Ma il bello della faccenda deve ancora venire: il giorno prima dell'affissione del Pd, il circolo Ponticelli di Alleanza Nazionale aveva tappezzato il quartiere con un manifesto dai toni ben più tiepidi di quelli dettati dall'onorevole Russo. Di qui la reazione di An, la quale, di fronte a quel sorpasso a destra da parte del Pd ha immediatamente prodotto un nuovo manifesto dai toni, per così dire, più espliciti.
Non solo Pd però. A sentirsi in croce per quanto accaduto la scorsa settimana a Ponticelli è un po' tutto il centrosinistra. In quindici anni di gestione del Comune e della Regione Campania, i problemi son tutti lì, ammassati insieme alla monnezza. L'ultima trovata è stata quella del divieto di fumo nei parchi pubblici napoletani per prevenire malformazioni al feto e le malattie polmonari. Il tutto nei giorni in cui la diossina prodotta dai roghi dei rifiuti si infilava nei vicoli della città, nelle case e nelle culle dei neonati.
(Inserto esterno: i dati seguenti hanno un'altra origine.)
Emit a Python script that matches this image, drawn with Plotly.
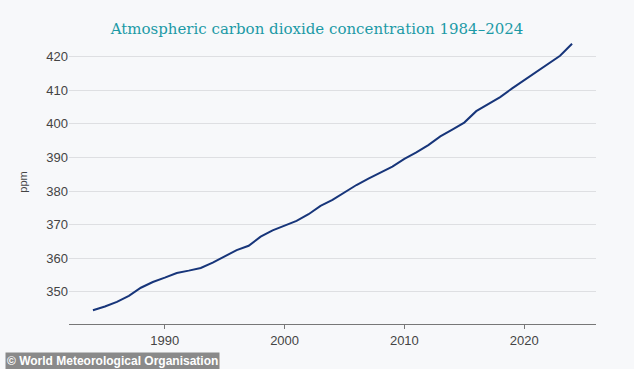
import plotly.graph_objects as go

years = list(range(1984, 2025))
co2_ppm = [344.5, 345.6, 347.0, 348.8, 351.2, 352.9, 354.2, 355.6, 356.3, 357.1,
           358.7, 360.6, 362.4, 363.7, 366.4, 368.3, 369.6, 371.1, 373.1, 375.6,
           377.4, 379.6, 381.8, 383.7, 385.6, 387.3, 389.6, 391.5, 393.7, 396.3,
           398.3, 400.4, 403.8, 406.0, 408.0, 410.6, 413.0, 415.5, 417.9, 420.3,
           423.9]
x_ticks = [1990, 2000, 2010, 2020]
y_ticks = [350, 360, 370, 380, 390, 400, 410, 420]

bg = "#f7f8fa"
fig = go.Figure()
fig.add_trace(go.Scatter(x=years, y=co2_ppm, mode="lines",
                         line=dict(color="#17357a", width=2), hoverinfo="x+y"))

fig.update_layout(
    width=634, height=369,
    paper_bgcolor=bg, plot_bgcolor=bg,
    margin=dict(l=69, r=38, t=40, b=45),
    showlegend=False,
    title=dict(text="Atmospheric carbon dioxide concentration 1984\u20132024",
               x=0.5, xanchor="center", y=0.922, yanchor="middle",
               font=dict(family="DejaVu Serif", size=15, color="#1c9aa6")),
    font=dict(family="Liberation Sans", color="#444444"),
    xaxis=dict(range=[1982, 2026], tickvals=x_ticks, showgrid=False,
               showline=True, linecolor="#777777", linewidth=1,
               ticks="outside", ticklen=4, tickcolor="#777777",
               tickfont=dict(size=13, color="#444444"), zeroline=False),
    yaxis=dict(range=[340.4, 425], tickvals=y_ticks, showgrid=True,
               gridcolor="#dedfe2", gridwidth=1, zeroline=False,
               showline=False, ticks="", ticklen=0,
               tickfont=dict(size=13, color="#444444"),
               title=dict(text="ppm", font=dict(size=11, color="#444444"), standoff=16)),
)

fig.add_annotation(text="<b>\u00a9 World Meteorological Organisation</b>",
                   xref="paper", yref="paper", x=-69/527, y=-45/284,
                   xanchor="left", yanchor="bottom", showarrow=False,
                   font=dict(family="Liberation Sans", size=12, color="#ffffff"),
                   bgcolor="#8a8a8a", borderpad=1, xshift=5, yshift=-1)

fig.write_html("out.html", config={"displayModeBar": False},
               post_script="document.body.style.margin='0';document.body.style.background='#f7f8fa';")
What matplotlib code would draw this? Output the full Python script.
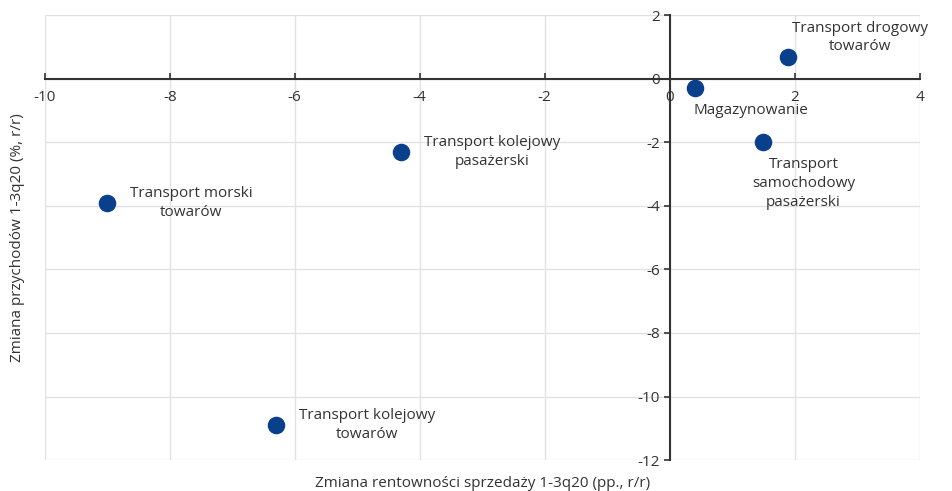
import matplotlib.pyplot as plt

plt.rcParams['font.family'] = ['Open Sans', 'DejaVu Sans']
plt.rcParams['axes.unicode_minus'] = False

# data
labels = ['Transport drogowy\ntowarów', 'Magazynowanie',
          'Transport\nsamochodowy\npasażerski', 'Transport kolejowy\npasażerski',
          'Transport morski\ntowarów', 'Transport kolejowy\ntowarów']
x_vals = [1.9, 0.4, 1.5, -4.3, -9.0, -6.3]
y_vals = [0.7, -0.3, -2.0, -2.3, -3.9, -10.9]

# label offsets in pixels (centre of text relative to point)
offsets = [(72, 19), (56, -22), (40, -41), (91, 0), (84, 0), (91, 0)]

txt_color = '#333333'
dot_color = '#0a3f8c'

fig = plt.figure(figsize=(9.52, 4.91), dpi=100)
ax = fig.add_axes([0.047, 0.063, 0.919, 0.906])

ax.scatter(x_vals, y_vals, s=135, color=dot_color, zorder=3)

for lab, x, y, off in zip(labels, x_vals, y_vals, offsets):
    ax.annotate(lab, (x, y), xytext=off, textcoords='offset pixels',
                ha='center', va='center', fontsize=11, color=txt_color,
                linespacing=1.35, zorder=4)

ax.set_xlim(-10, 4)
ax.set_ylim(-12, 2)
ax.set_xticks(range(-10, 5, 2))
ax.set_yticks(range(-12, 3, 2))

ax.grid(True, color='#e2e2e2', lw=1, zorder=0)
ax.set_axisbelow(True)

for s in ['top', 'right']:
    ax.spines[s].set_visible(False)
ax.spines['left'].set_position(('data', 0))
ax.spines['bottom'].set_position(('data', 0))
for s in ['left', 'bottom']:
    ax.spines[s].set_color('#333333')
    ax.spines[s].set_linewidth(1.5)

ax.tick_params(axis='x', direction='in', length=4, width=1.2, colors='#333333',
               labelcolor=txt_color, labelsize=11, pad=8)
ax.tick_params(axis='y', direction='out', length=4, width=1.2, colors='#333333',
               labelcolor=txt_color, labelsize=11, pad=3)

ax.set_xlabel('Zmiana rentowności sprzedaży 1-3q20 (pp., r/r)', fontsize=11, color=txt_color)
ax.set_ylabel('Zmiana przychodów 1-3q20 (%, r/r)', fontsize=11, color=txt_color)
ax.xaxis.set_label_coords(0.5, -0.035)
ax.yaxis.set_label_coords(-0.022, 0.5)

fig.savefig('out.png', dpi=100)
Poi è arrivato Silvio Berlusconi. La sua parata, il suo show ha molto impressionato gli abitanti di Napoli e di Ponticelli. «Ora sistema tutto», sussurrano i napoletani. E che Berlusconi punti a prendersi la città è un fatto. Ha tagliato i vertici del partito ed ha piazzato gente sveglia, giovane e dinamica. «Abbiamo poco tempo per rimediare a una situazione drammatica. La sinistra deve ritrovare se stessa, tornare a parlare con i cittadini - dice Sempre Fabio dell'associazione Libera - Il problema è che questo centrosinistra è stanco. Anche rifondazione fatica a incontrare la politica», dice mentre entra nella scuola elementare Enrico Toti per prendere i temi sulla legalità che hanno preparato i bambini. «Ecco, lo vedi - dice ancora - è così che Don Luigi Ciotti ci ha insegnato a incontrare la politica. In mezzo alla strada, tra la gente. Tutto il resto so chiacchiere».
Per non parlare di Ponticelli. Sono decenni che il municipio è in mano al centrosinistra. La chiamavano la Stalingrado di Napoli. Ma di quella Stalingrado sono rimaste solo le macerie e le ceneri del campo rom di Via Malibran.